Humpty Dumpty Records – HMPTY030 – 5th February 2016

James Wells

Sometimes, there is simply no substitute for volume. Marking something of a change of direction from his previous Amute albums, Jérome Deuson has embraced something that could be considered more of a ‘rock’ aesthetic in cranking everything up to 11. But this isn’t a question of indulgence. It’s about the transformative nature of volume. It’s the volume of the sounds which determine the way the notes and tones interact on the pieces on Bending Time in Waves. The dominant instrument is guitar, bathed in reverb and pushed to the max to forge vast cathedrals of sound.
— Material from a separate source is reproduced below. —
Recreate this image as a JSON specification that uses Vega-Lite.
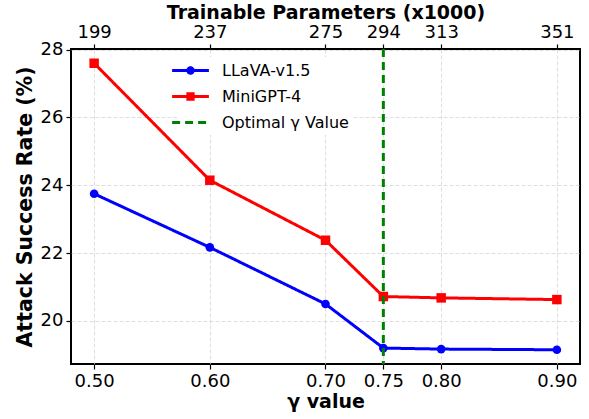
{
  "$schema": "https://vega.github.io/schema/vega-lite/v6.json",
  "width": 509,
  "height": 315,
  "autosize": {"type": "none"},
  "padding": {"left": 71, "top": 49, "right": 9, "bottom": 55},
  "background": "white",
  "config": {
    "font": "DejaVu Sans",
    "view": {"stroke": "black", "strokeWidth": 2},
    "axis": {
      "domain": false,
      "tickColor": "black",
      "tickSize": 5,
      "tickWidth": 1.2,
      "labelColor": "black",
      "labelFontSize": 18,
      "labelPadding": 3,
      "titleFontSize": 19,
      "titleFontWeight": "bold",
      "titleColor": "black",
      "gridColor": "#d5d5d5",
      "gridDash": [4, 2],
      "gridWidth": 0.8
    },
    "legend": {
      "labelFontSize": 16,
      "labelColor": "black",
      "labelFont": "DejaVu Sans"
    }
  },
  "data": {
    "values": [
      {"gamma": 0.50, "asr": 23.75, "model": "LLaVA-v1.5"},
      {"gamma": 0.60, "asr": 22.17, "model": "LLaVA-v1.5"},
      {"gamma": 0.70, "asr": 20.50, "model": "LLaVA-v1.5"},
      {"gamma": 0.75, "asr": 19.20, "model": "LLaVA-v1.5"},
      {"gamma": 0.80, "asr": 19.17, "model": "LLaVA-v1.5"},
      {"gamma": 0.90, "asr": 19.15, "model": "LLaVA-v1.5"},
      {"gamma": 0.50, "asr": 27.60, "model": "MiniGPT-4"},
      {"gamma": 0.60, "asr": 24.15, "model": "MiniGPT-4"},
      {"gamma": 0.70, "asr": 22.38, "model": "MiniGPT-4"},
      {"gamma": 0.75, "asr": 20.72, "model": "MiniGPT-4"},
      {"gamma": 0.80, "asr": 20.68, "model": "MiniGPT-4"},
      {"gamma": 0.90, "asr": 20.63, "model": "MiniGPT-4"}
    ]
  },
  "layer": [
    {
      "mark": {"type": "line", "strokeWidth": 3},
      "encoding": {
        "x": {
          "field": "gamma",
          "type": "quantitative",
          "scale": {"domain": [0.48, 0.92], "nice": false, "zero": false},
          "axis": {
            "orient": "bottom",
            "values": [0.5, 0.6, 0.7, 0.75, 0.8, 0.9],
            "format": ".2f",
            "title": "γ value",
            "titlePadding": 2,
            "grid": true
          }
        },
        "y": {
          "field": "asr",
          "type": "quantitative",
          "scale": {"domain": [18.73, 28.02], "nice": false, "zero": false},
          "axis": {
            "values": [20, 22, 24, 26, 28],
            "title": "Attack Success Rate (%)",
            "titleFontSize": 20.5,
            "titlePadding": 5,
            "grid": true
          }
        },
        "color": {
          "field": "model",
          "type": "nominal",
          "scale": {
            "domain": ["LLaVA-v1.5", "MiniGPT-4", "Optimal γ Value"],
            "range": ["#0000ff", "#ff0000", "#008000"]
          },
          "legend": {
            "title": null,
            "orient": "none",
            "legendX": 106,
            "legendY": 8,
            "fillColor": "white",
            "padding": 4,
            "symbolSize": 256,
            "symbolStrokeWidth": 3,
            "labelOffset": 22,
            "rowPadding": 7,
            "symbolOpacity": 1,
            "encode": {
              "symbols": {
                "update": {
                  "shape": {"signal": "datum.value === 'LLaVA-v1.5' ? 'M-2.3,0H2.3M-0.34,0A0.34,0.34 0 1,0 0.34,0A0.34,0.34 0 1,0 -0.34,0Z' : datum.value === 'MiniGPT-4' ? 'M-2.3,0H2.3M-0.33,-0.33H0.33V0.33H-0.33Z' : 'M-2.3,0H2.3'"},
                  "fill": {"signal": "datum.value === 'LLaVA-v1.5' ? '#0000ff' : datum.value === 'MiniGPT-4' ? '#ff0000' : 'transparent'"}
                }
              }
            }
          }
        },
        "strokeDash": {
          "field": "model",
          "type": "nominal",
          "scale": {
            "domain": ["LLaVA-v1.5", "MiniGPT-4", "Optimal γ Value"],
            "range": [[1, 0], [1, 0], [8, 5]]
          },
          "legend": null
        }
      }
    },
    {
      "transform": [{"filter": "datum.model === 'LLaVA-v1.5'"}],
      "mark": {"type": "point", "shape": "circle", "filled": true, "size": 75, "color": "#0000ff", "opacity": 1},
      "encoding": {
        "x": {"field": "gamma", "type": "quantitative", "axis": null},
        "y": {"field": "asr", "type": "quantitative"}
      }
    },
    {
      "transform": [{"filter": "datum.model === 'MiniGPT-4'"}],
      "mark": {"type": "point", "shape": "square", "filled": true, "size": 90, "color": "#ff0000", "opacity": 1},
      "encoding": {
        "x": {"field": "gamma", "type": "quantitative", "axis": null},
        "y": {"field": "asr", "type": "quantitative"}
      }
    },
    {
      "data": {"values": [{"gamma": 0.75, "model": "Optimal γ Value"}]},
      "mark": {"type": "rule", "strokeWidth": 3},
      "encoding": {
        "x": {
          "field": "gamma",
          "type": "quantitative",
          "axis": {
            "orient": "top",
            "values": [0.5, 0.6, 0.7, 0.75, 0.8, 0.9],
            "labelExpr": "datum.value < 0.55 ? '199' : datum.value < 0.65 ? '237' : datum.value < 0.72 ? '275' : datum.value < 0.77 ? '294' : datum.value < 0.85 ? '313' : '351'",
            "title": "Trainable Parameters (x1000)",
            "titlePadding": 1,
            "grid": false
          }
        },
        "color": {"field": "model", "type": "nominal"},
        "strokeDash": {"field": "model", "type": "nominal"}
      }
    }
  ],
  "resolve": {"axis": {"x": "independent"}}
}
You might loosely call it shoegaze, or slacker indie, or simply ‘alternative’, as we did back in the 90s. And there’s very much a 90s feel to Bending Time in Waves, an album capable of the same kind of temporal discoordination as induced by My Bloody Valentine’s Loveless.

Beneath the tumults of guitar, there are some pounding drums, but like everything else, they’re partially obscured, semi-submerged amidst a tidal wave of treble, a screed of overloading sound that fizzes and crackles and fuzzes. Winsome slacker introspections played delicately and ponderously are transformed by the ear-splitting volume, crackles, and pops of cracking transistors and hisses of feedback. Soft swathes of soaring strings cascade in and out again on tsunamis of reverb-soaked guitar. Quiet moments of reflection, hushed and sincere swell outwards exponentially, threatening to obliterate Deuson’s fragile psyche.

It’s disorientating, bewildering, overwhelming. But there are some nice songs to be discovered, underneath it all.